The Changing Landscape of Iran’s Protests
While the streets of Iran may appear calm, it’s crucial not to be misled by this surface tranquility. The government has achieved a temporary suppression of protests through mass detentions, executions, and brutal crackdowns. But the underlying anger and resistance remain alive. Across all age groups and social classes, Iranians share a united hope: the end of dictatorship and the establishment of a new political order grounded in the will of the people.
As the country faces a pivotal moment, the future is becoming more tangible. After over four decades of theocratic governance, a politically aware and educated young populace is clamoring for freedom and dignity. However, some misleading ideas are resurfacing, notably the belief that a rebranded monarchy could serve as a solution. Simply swapping one form of autocracy for another is not progress; it would just be a shift to a different kind of unaccountable rule.
The former shah’s son is attempting to present himself as a viable alternative, but significant political change in Iran is not fueled by nostalgia or foreign media presence. It arises from organization, sacrifice, and persistent domestic defiance. Complaints directed at the regime’s security forces don’t equate to political objections. Instead, they reveal a fundamental misunderstanding of how entrenched authoritarian systems crumble. A successful democratic transition requires individuals with a strong organizational presence and capabilities within Iran. Change isn’t about who deserves it—it’s a structural shift.
Iran doesn’t need a monarchy; it needs a republic that embodies democratic principles. Monarchy clashes with the ideas of equality, responsibility, and popular sovereignty that drive the Iranian protest movement. A political system based on inherited power stands in stark opposition to the demands expressed by Iranians risking their lives for change. For a nation of over 90 million, accepting inherited legitimacy is not only outdated—it undermines the very essence of citizenship.
Within Iran, the pursuit of change has found support not in symbolic figures outside the country, but through organized resistance. Groups like the Iranian People’s Mojahedin Organization have been pivotal in challenging the regime’s oppressive machinery, especially during the latest surge of protests. Despite facing relentless surveillance and significant risks, these forces conducted organized acts of defiance, showing that the regime’s grip is not unshakeable. Any credible vision for Iran’s future as a secular democratic republic must be firmly rooted in this reality. Without grassroots organization, regime change remains a distant dream.

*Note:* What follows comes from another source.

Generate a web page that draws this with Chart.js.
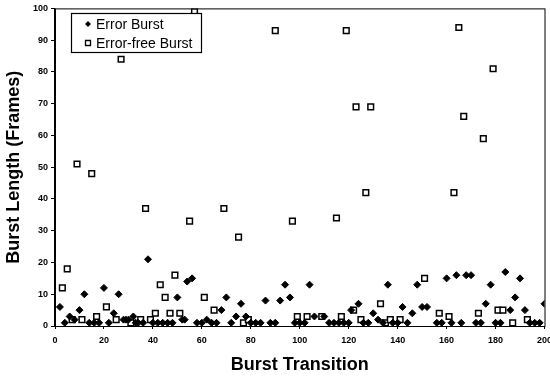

The monarchist narrative is not only misleading but serves to prop up the current establishment. The Iranian regime has long utilized royalist rhetoric to paint all opposition as a return to past tyrannies. By creating a false choice between clerical rule and monarchy, the government attempts to position itself as the lesser evil. This strategy diverts attention from genuine democratic alternatives and splinters resistance efforts—something that is particularly damaging at a time when unity is vital.
Iran’s future should break away from not just theocracy, but all forms of unaccountable power. It must build a secular democratic republic based on free elections and fundamental human rights. An interim government could help navigate this transition, empowering elected officials and ensuring legitimacy is derived from the ballot box, not inheritance.
This perspective is encapsulated in the 10-point plan by Maryam Rajavi, the president-elect of the National Council of Resistance of Iran. It outlines a path toward a democratic republic that values separation of church and state, gender equality, the abolition of the death penalty, autonomy for ethnic minorities, and peaceful coexistence. This offers a practical framework for a renewed Iran.
For years, Iranians have endured tremendous hardship fighting for the right to choose their leaders. They have faced violence, imprisonment, and even execution in pursuit of basic democratic rights. To betray this struggle by reinstating a monarchy or anything resembling it would only deepen historical injustices.
The implications are significant, stretching well beyond Iran’s borders. Iran’s role as a key player in the Middle East will influence regional stability and global security. The international community must resist romanticizing nostalgia or accepting false shortcuts. Revolutions that merely replace one dictatorship with another do not set societies free—they merely shift the shackles. The Iranian people deserve more; the future they seek is not a throne but a secular democratic republic.